Malo Hutson got an early education in what would become his life’s work. His mother was 17 when he was born, and the family moved around Southern California as she sought better jobs, quality affordable housing, a public transit system and good schools in safe neighborhoods for him and his two sisters. She worked nights as a nurse, and the family didn’t have a car.

“Looking back, I now see how it all shaped me,” said Hutson, who joined Columbia in July 2017 as an associate professor at the Graduate School of Architecture, Planning and Preservation. He also is director of both the Urban Planning Ph.D. program and Urban Community and Health Equity Lab. “Most of my research is on the social, political and economic side of urban planning.”

This includes housing quality, neighborhood changes—gentrification—and the health components of city living.

“Malo has quickly become an integral voice not only at our school, but also through interdisciplinary exchanges among colleagues across the University,” said Amale Andraos, dean of the architecture school. “His research and teaching are deepening our Urban Planning program’s long-standing commitment to social equity, and he is introducing critically important ideas on developing healthy, sustainable communities at a time when the majority of our population lives in urban areas.”

After earning his bachelor’s and master’s degrees from the University of California, Berkeley and a Ph.D. in urban and regional planning from MIT, Hutson spent two years as a fellow at the University of Michigan’s Center for Social Epidemiology and Population Health in its School of Public Health.

“The scholars I studied with there were asking hard questions—how does the built environment impact our everyday lives, especially our health? How does place matter for your well-being?” said Hutson. “If I were to distill all of my work, it comes down to families, women and children.”

After his fellowship ended in 2008, Hutson returned to UC Berkeley as a professor of city and regional planning, focusing on community development and urban equity, as well as racial and ethnic inequalities and urban policy. He and his colleagues did an analysis of how school meal program reform in California can contribute to sustainability in food systems and improve the quality of food students eat. These changes began in a handful of school districts and have spread to over 80 statewide.

At Columbia, Hutson has worked on local projects such as a report that he and his students compiled in the spring of 2018 for the Regional Plan Association titled Harlem: Neighborhood Change and Displacement. The case study analyzes what happened in central Harlem as it underwent gentrification—the influx of new residents has driven up rental prices while driving out long-term residents and locally operated businesses and institutions.

“We profiled a community that continues to experience great change, especially in terms of its health,” said Hutson.

Being at Columbia has expanded his platform. He received a President’s Global Innovation Fund grant to travel to Chile, which has suffered an increase of natural disasters such as earthquakes, tsunamis, wildfires, volcanic eruptions and landslides. Over the course of several trips—most recently in March—he and his students investigated the country’s disaster management and recovery efforts.

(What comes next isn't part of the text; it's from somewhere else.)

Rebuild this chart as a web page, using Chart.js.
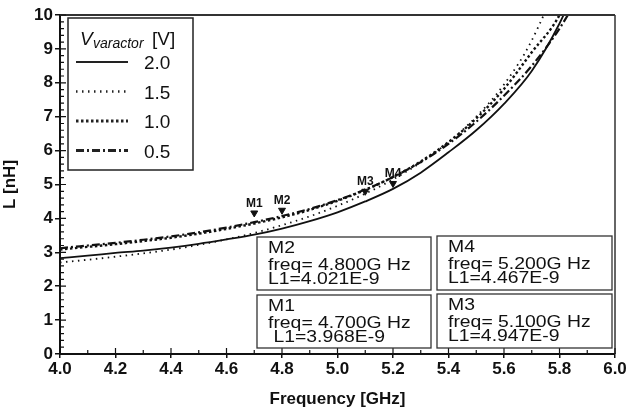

Working with the Columbia Global Center in Santiago, they examined how effectively government agencies, NGOs, businesses and academic institutions collaborated to rebuild towns after disasters struck. The project also explores the implementation of mitigation strategies to prepare for future disasters, and the social implications such catastrophes have on communities.

Hutson has also become the director of project development at Columbia World Projects, a new initiative that uses University research to tackle global challenges such as climate change, wealth and income inequality, food insecurity and threats to cybersecurity. He helps bring researchers from multiple disciplines across Columbia together with outside practitioners to effect change.

“There’s so much work to be done,” he said. “For example, what are the lessons that can be learned from disaster response in Chile, and how can those lessons aid continuing recovery efforts in Haiti, Puerto Rico and elsewhere?”